■ Records for this task ■
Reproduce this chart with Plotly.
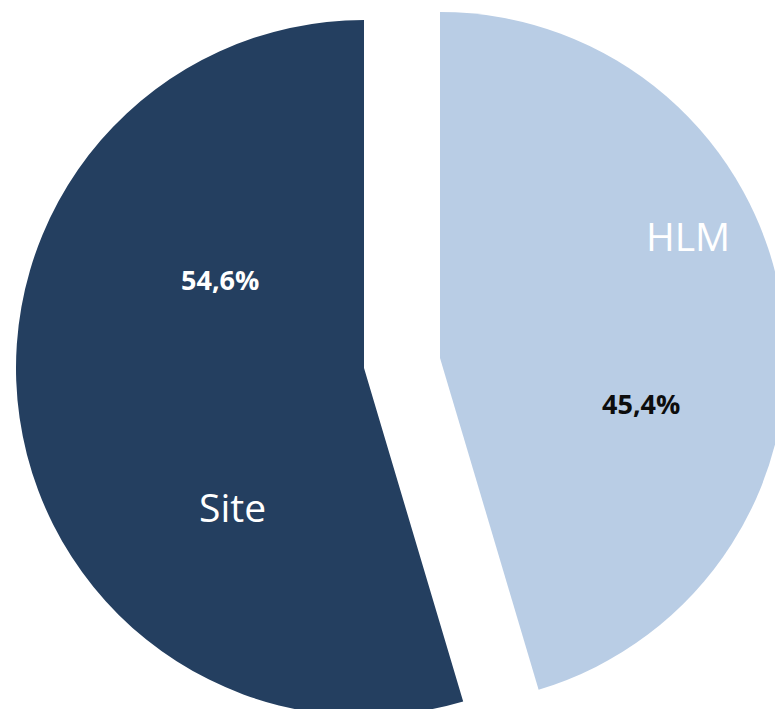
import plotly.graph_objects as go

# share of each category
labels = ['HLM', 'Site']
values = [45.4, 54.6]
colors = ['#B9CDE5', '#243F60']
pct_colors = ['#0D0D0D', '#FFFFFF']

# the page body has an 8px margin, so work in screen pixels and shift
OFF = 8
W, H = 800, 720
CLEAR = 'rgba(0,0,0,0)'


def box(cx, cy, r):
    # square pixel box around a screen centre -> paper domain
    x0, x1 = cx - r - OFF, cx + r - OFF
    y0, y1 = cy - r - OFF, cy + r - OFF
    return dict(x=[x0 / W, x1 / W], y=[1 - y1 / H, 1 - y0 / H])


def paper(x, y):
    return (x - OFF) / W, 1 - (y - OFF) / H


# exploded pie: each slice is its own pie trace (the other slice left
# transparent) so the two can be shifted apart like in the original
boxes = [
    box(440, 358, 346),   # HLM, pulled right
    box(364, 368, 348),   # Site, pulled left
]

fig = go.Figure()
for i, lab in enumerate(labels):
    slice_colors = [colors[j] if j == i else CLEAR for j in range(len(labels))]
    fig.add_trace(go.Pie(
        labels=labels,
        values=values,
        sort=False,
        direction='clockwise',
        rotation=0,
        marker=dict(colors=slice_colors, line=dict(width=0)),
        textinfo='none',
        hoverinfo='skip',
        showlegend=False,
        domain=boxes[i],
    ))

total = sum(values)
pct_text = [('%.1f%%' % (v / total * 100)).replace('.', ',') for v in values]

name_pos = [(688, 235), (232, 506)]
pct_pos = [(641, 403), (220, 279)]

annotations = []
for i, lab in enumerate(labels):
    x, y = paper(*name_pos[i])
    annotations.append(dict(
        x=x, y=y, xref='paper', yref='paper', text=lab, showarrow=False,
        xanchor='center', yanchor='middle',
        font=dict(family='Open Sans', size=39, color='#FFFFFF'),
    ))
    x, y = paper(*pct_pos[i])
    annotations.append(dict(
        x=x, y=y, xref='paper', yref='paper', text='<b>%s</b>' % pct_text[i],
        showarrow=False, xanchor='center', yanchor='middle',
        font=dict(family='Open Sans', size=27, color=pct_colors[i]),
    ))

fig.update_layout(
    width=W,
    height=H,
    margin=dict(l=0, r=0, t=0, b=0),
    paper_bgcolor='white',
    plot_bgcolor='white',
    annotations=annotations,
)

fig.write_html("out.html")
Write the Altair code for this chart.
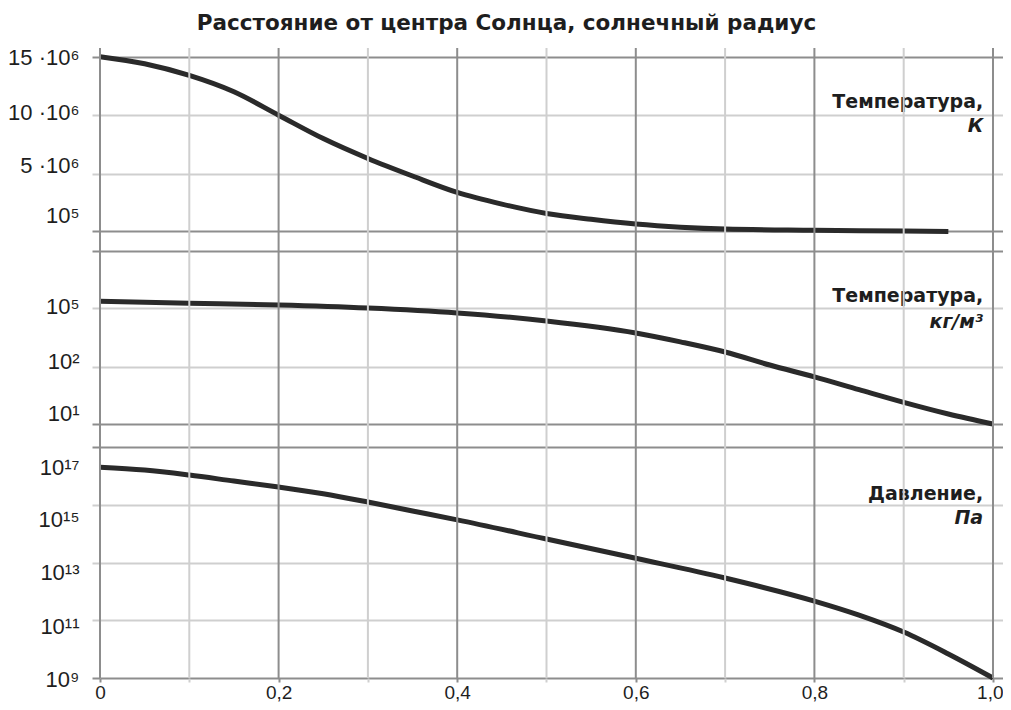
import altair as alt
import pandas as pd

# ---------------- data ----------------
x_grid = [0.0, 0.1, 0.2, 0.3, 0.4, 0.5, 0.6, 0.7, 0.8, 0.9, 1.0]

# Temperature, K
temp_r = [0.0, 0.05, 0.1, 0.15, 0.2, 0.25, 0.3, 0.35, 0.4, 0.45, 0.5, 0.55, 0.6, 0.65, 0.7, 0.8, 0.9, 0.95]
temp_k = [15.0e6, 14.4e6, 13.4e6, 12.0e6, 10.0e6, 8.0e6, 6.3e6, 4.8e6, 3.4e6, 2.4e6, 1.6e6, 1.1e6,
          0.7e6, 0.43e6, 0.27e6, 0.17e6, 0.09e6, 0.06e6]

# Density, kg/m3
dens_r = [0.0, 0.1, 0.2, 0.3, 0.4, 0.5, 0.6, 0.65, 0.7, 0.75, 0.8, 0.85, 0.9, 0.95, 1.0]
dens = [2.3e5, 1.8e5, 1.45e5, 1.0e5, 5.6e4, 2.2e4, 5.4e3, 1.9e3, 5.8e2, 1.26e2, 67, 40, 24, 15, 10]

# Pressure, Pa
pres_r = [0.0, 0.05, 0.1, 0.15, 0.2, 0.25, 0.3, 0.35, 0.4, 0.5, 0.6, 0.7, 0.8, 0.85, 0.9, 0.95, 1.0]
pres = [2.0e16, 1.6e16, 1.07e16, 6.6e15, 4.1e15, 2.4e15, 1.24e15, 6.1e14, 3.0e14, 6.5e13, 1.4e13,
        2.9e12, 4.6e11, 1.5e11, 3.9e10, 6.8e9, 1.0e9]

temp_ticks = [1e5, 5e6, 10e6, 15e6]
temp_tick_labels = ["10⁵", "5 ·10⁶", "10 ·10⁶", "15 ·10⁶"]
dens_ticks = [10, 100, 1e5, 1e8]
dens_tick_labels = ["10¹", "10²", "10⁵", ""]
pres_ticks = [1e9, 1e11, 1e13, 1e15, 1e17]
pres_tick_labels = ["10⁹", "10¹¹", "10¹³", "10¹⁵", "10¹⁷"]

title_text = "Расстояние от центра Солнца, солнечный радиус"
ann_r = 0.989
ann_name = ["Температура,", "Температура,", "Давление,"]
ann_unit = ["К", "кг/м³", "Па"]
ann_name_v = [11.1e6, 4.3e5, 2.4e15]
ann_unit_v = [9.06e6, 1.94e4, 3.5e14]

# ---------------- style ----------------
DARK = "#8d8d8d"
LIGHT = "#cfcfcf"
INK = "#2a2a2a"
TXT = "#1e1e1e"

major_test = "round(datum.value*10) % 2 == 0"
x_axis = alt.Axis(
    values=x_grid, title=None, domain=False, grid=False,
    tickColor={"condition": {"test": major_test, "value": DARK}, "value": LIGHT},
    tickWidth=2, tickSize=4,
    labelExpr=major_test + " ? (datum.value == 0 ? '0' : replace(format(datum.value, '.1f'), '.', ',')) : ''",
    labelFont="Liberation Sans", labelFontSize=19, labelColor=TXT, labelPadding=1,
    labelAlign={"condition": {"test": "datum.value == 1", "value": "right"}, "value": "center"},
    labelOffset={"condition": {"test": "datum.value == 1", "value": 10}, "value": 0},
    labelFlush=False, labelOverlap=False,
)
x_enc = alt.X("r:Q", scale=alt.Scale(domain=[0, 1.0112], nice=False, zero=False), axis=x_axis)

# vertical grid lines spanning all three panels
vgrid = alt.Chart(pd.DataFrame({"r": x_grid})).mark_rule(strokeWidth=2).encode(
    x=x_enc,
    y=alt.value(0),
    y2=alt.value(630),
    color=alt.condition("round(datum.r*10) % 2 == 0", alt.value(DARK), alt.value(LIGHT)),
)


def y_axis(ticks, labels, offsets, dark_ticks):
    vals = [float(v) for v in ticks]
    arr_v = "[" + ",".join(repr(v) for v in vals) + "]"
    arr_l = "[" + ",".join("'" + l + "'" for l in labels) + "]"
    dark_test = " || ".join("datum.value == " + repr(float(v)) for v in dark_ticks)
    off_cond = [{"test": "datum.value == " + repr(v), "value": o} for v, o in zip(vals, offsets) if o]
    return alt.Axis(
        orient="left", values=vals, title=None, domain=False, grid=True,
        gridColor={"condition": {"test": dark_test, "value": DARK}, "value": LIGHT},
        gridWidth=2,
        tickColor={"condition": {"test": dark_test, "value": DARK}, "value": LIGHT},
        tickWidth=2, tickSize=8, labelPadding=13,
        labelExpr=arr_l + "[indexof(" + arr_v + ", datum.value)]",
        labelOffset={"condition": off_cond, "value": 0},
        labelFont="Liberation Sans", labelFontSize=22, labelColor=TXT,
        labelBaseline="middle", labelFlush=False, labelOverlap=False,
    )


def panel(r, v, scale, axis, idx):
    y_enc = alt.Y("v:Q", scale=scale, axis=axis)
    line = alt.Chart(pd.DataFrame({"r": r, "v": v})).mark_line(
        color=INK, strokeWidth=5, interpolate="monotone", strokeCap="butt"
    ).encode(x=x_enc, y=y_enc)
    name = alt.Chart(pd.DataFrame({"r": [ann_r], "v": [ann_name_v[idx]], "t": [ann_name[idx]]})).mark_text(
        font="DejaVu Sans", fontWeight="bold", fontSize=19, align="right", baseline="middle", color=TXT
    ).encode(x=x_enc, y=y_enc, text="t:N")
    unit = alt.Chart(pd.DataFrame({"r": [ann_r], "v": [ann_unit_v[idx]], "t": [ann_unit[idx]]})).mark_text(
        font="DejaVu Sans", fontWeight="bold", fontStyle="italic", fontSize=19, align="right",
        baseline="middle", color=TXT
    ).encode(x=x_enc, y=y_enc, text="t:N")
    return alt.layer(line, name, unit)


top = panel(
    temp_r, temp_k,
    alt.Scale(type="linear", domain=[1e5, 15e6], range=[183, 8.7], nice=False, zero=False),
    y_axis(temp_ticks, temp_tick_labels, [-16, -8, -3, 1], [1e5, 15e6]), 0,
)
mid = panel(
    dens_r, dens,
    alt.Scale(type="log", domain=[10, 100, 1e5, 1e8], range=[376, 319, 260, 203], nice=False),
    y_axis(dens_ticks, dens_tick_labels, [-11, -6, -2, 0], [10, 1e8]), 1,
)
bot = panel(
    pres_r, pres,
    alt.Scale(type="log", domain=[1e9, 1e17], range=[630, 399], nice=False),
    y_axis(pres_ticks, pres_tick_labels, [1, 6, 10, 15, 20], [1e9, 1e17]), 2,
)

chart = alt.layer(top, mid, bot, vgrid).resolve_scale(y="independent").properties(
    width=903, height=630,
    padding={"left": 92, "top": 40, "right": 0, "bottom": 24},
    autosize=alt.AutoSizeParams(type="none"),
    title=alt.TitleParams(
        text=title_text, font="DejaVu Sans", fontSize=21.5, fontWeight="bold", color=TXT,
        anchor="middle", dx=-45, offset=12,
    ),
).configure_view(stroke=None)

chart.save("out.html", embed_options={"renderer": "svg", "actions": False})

■ To do ■
From the first line of the material down to the line containing "CLEAR = 'rgba(0,0,0,0)'", inclusive, return each line exactly, skipping any picture.

■ Solution to the problem ■
Reproduce this chart with Plotly.
import plotly.graph_objects as go

# share of each category
labels = ['HLM', 'Site']
values = [45.4, 54.6]
colors = ['#B9CDE5', '#243F60']
pct_colors = ['#0D0D0D', '#FFFFFF']

# the page body has an 8px margin, so work in screen pixels and shift
OFF = 8
W, H = 800, 720
CLEAR = 'rgba(0,0,0,0)'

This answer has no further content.